My mind wrenched back to this evening’s activities.  What of the Pimms?  I still needed a receptacle to serve it from.  I knew the friends we were dinning with would have accepted a bottle of wine or other form of drink without damming me; but I had promised Pimms and so Pimms it must be.

Where do you find a punch bowl late on a Saturday afternoon these days?

A plethora of charity shops adorn our high street and there is one that sells all kinds of odd bits of household clearance items that rarely anyone wants.   I started there and trawled the aisles finding beautiful cut glass vases, jugs that would hold enough for two or three drinks even large brandy glasses that might be used instead.   I found a sugar bowl and milk jug that matched Granddad’s cups, I spotted a silver or possible stainless silver jam spoon that it had taken me weeks to find when I was looking for a present for my mother’s new house.   The one thing I could not find was anything resembling a punch bowl.

As I browsed a couple of outfits and smart tops on the way through to the exit I noticed the two ladies at the counter waiting I guess, for someone to say hello, buy something or just a bit of excitement.   I popped back in and asked “I don’t suppose you have anything like a punch bowl?”
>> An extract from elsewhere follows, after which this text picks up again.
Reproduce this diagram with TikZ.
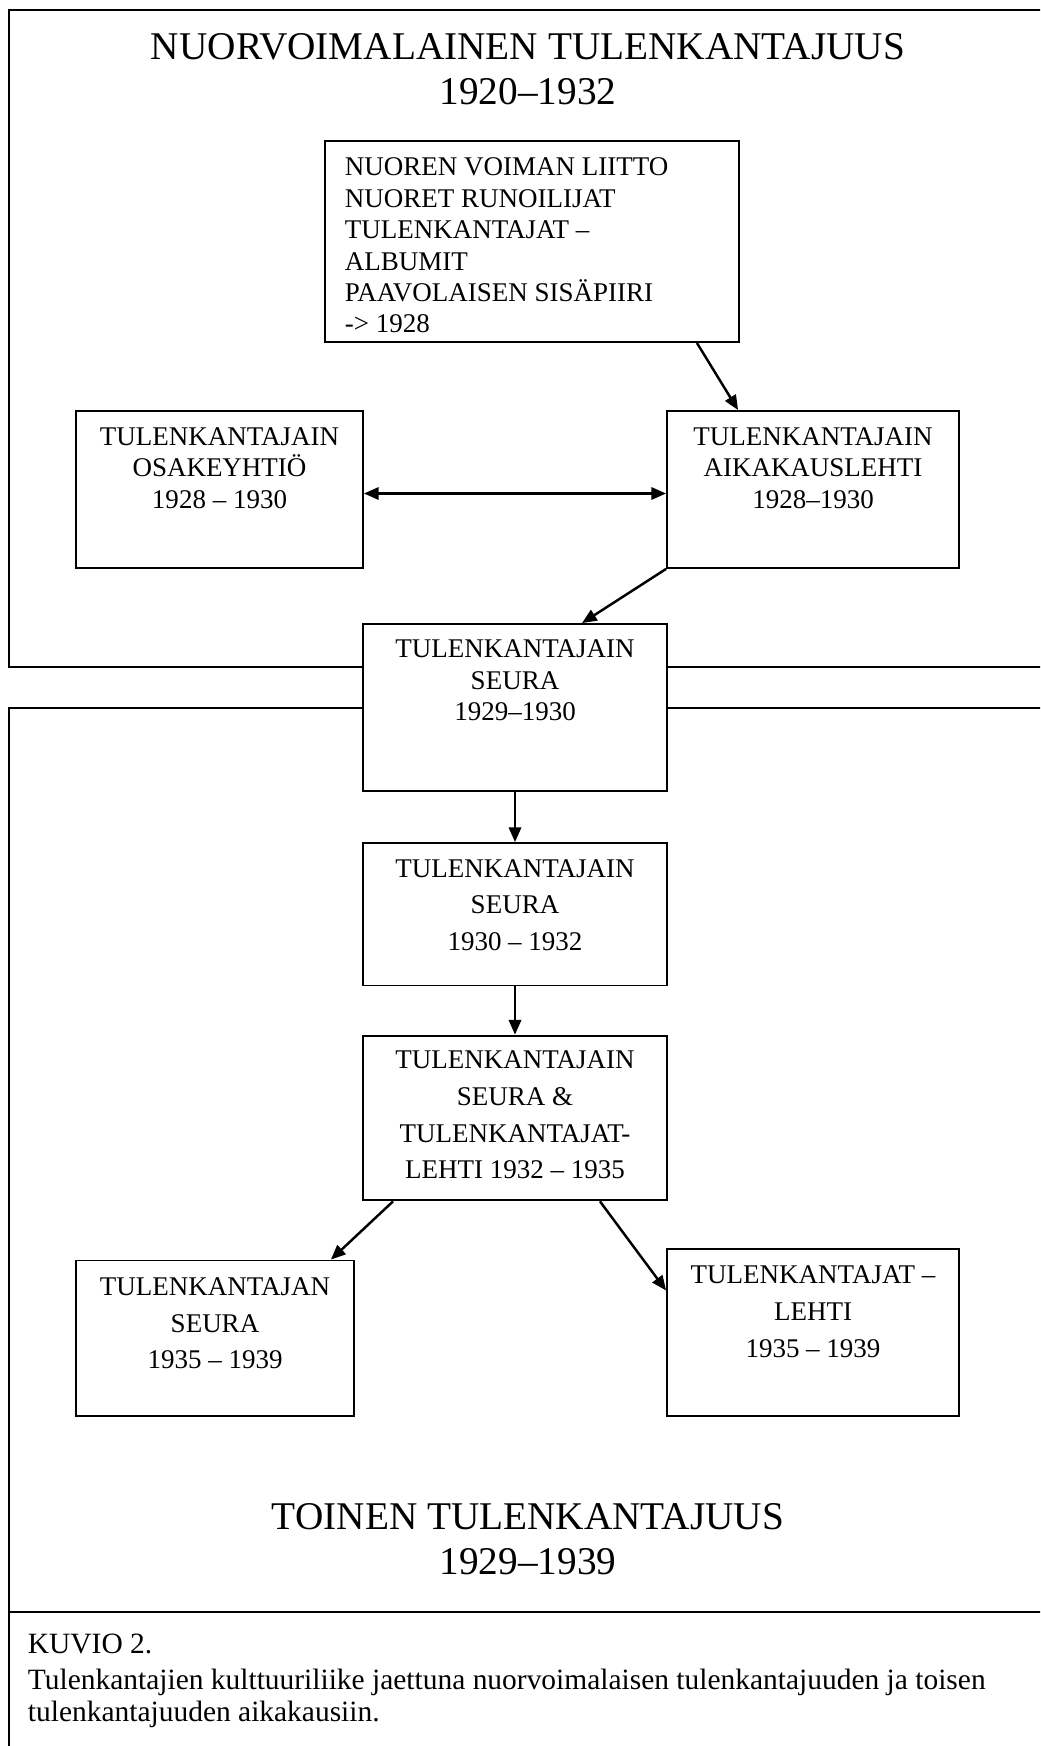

The first lady looked at me sadly “no unless it is out on the shelves we don’t”

The other lady seemed a little more thoughtful.   “Could you wait a moment we did have one handed in a while back I am not sure what happened to it.”

Naturally I waited; picking up a top and admiring it; wishing I was 4 sizes smaller and could squeeze into it.  Why are all the best clothes always too small.  After 10 minutes of browsing I was becoming a little edgy, late on a Saturday afternoon and I didn’t know where I might find what I was looking for.
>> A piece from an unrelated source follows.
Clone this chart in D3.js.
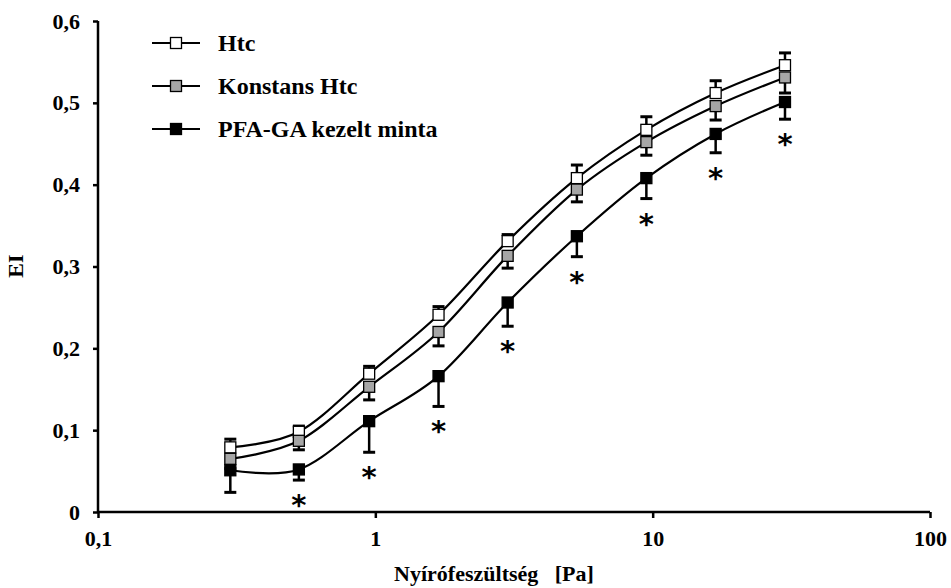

Finally she appeared staggering under the weight of a large punch bowl box.  Unsure even if the box held what it promised we gently removed the bowl with spoon.  It seemed to be resting on a layer  which we lifted exposing all twelve cups in perfect condition.  This was not delicate thin glass with beautiful etching on it, but thick chunky glass made to withstand even my clumsy washing.  I would take it.  After all the cost would not matter; how much does it cost to replace the priceless memories associated with my broken, shattered bowl.

“That will be £5 please”

“How much?  Are you sure?”  I added another top I had been toying with as I felt so guilty at the cheapness.

Ten minutes later all clean and shiny; the bowl adorned the shelf in the fridge with a small layer of pimms soaked fruit.  The lemonade would be added at the party.
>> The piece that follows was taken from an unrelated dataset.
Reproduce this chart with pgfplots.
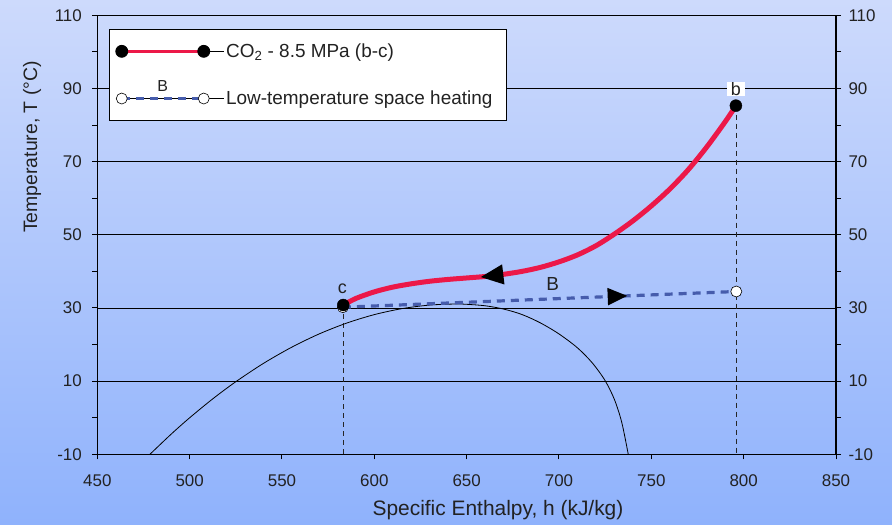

As we drank late that evening in the glowing embers of the sunlight we raised a glassed to my father “Cheers Dad.”

Cheers!

Writing

I seem to have reached a goal; one I was not expecting.  Although my book “Memories” is supposedly going through a revamp and re-edit before being sent to publishers; I have found myself writing a short blog in the newly launched Gillingham Guide. I may only have a remit of 250 words a month to tell my tale, I have gone over on both occasions so far, this is to be a regular, time critical writing that I will have to produce as a filler providing space is available.

With all that is going on currently I am deciding whether I can find time to join NANOWRIMO this November.  How can I write 1600 words a day when currently finding time for 100 per day is  a challenge.  I have several themes going round in my head for the next book but maybe I should get Memories published then write the next one.

On another note my writing coach from our writing group has slated this blog for it’s over use of literary features and clichés. Having recovered slightly from the slating I thought long and hard about his comments.  I could of course drop all the fun features as he suggests and just text speak my thoughts in plain boring words but I think I would lose the essence of what I am saying and I am not sure I would stay focused for long.   I suspect my coach needs to understand blogging, twitter and social media before he can write-off my penned word completely.  After all I am publishing two blogs regularly and now another monthly blog, people are beginning to know my name.  Does he really want me to stop that just as things pick up for me?

I guess I need to get used to these beratings and rejections before I send Memories off.